The four pillars of data visualization

The foundation of data visualization is built upon four pillars: distribution, relationship, comparison, and composition. The type of visualization to be used depends on the nature of the data and the information that needs to be communicated.

Distribution refers to the probability of occurrence of an outcome and is typically shown through frequency distributions such as histograms or curves. Dispersion, which is another type of distribution, shows how a variable is spread with respect to its central tendency and can be shown through boxplots.

Relationship refers to the connection between two or more variables. A good visualization can help identify these relationships without the need for complex statistical analysis. For example, the relationship between the height of a tree and its age can be visualized through a graph.

Comparison refers to comparing multiple variables in datasets or categories within a single variable. This can be shown through bar charts, line graphs, or other comparative visualization techniques.
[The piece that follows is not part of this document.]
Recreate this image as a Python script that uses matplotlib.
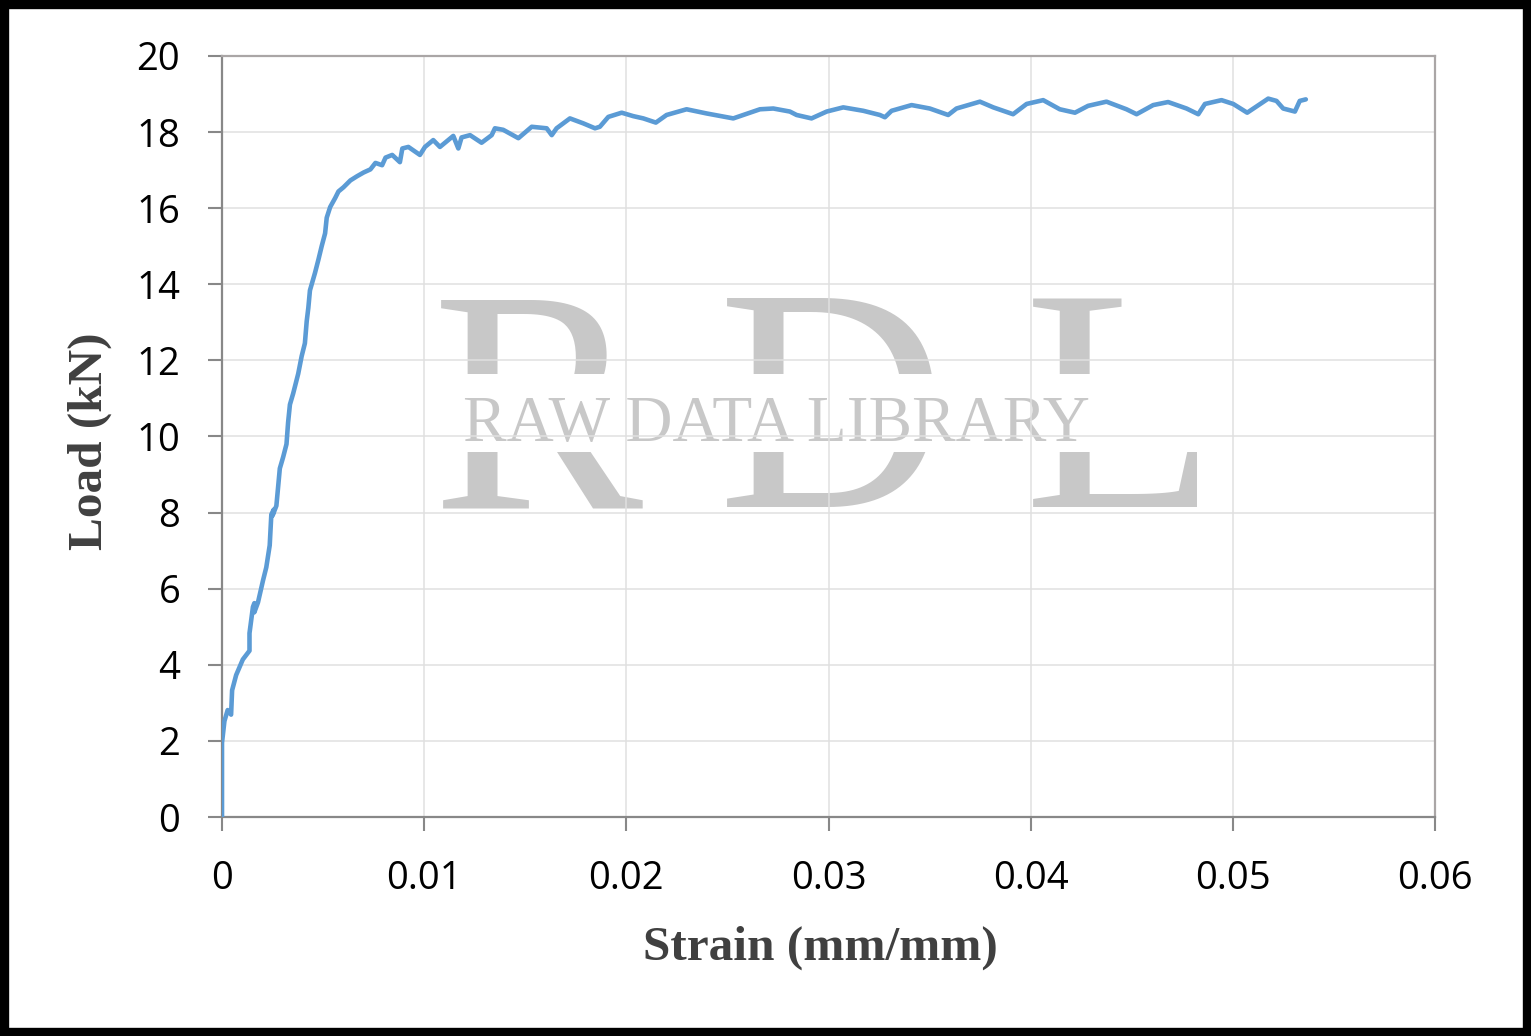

For example, a bar chart can compare the salary between two groups of observations, while a line graph can compare a variable between two groups along a time dimension.

Composition refers to showing the composition of one or more variables in absolute numbers and normalized forms. This can be shown through pie charts or stacked bar charts. While pie charts are considered old school, they can still present information in a visually appealing and familiar manner.

Data visualization is both an art and a science, and selecting the right type of chart to use is a key consideration. By incorporating an in-depth Exploratory Data Visualization into the EDA process, one can gain deeper insights into the data and make better-informed decisions. The visual representation of data not only makes it easier to understand, but also helps to identify patterns, trends, and anomalies that would otherwise go unnoticed.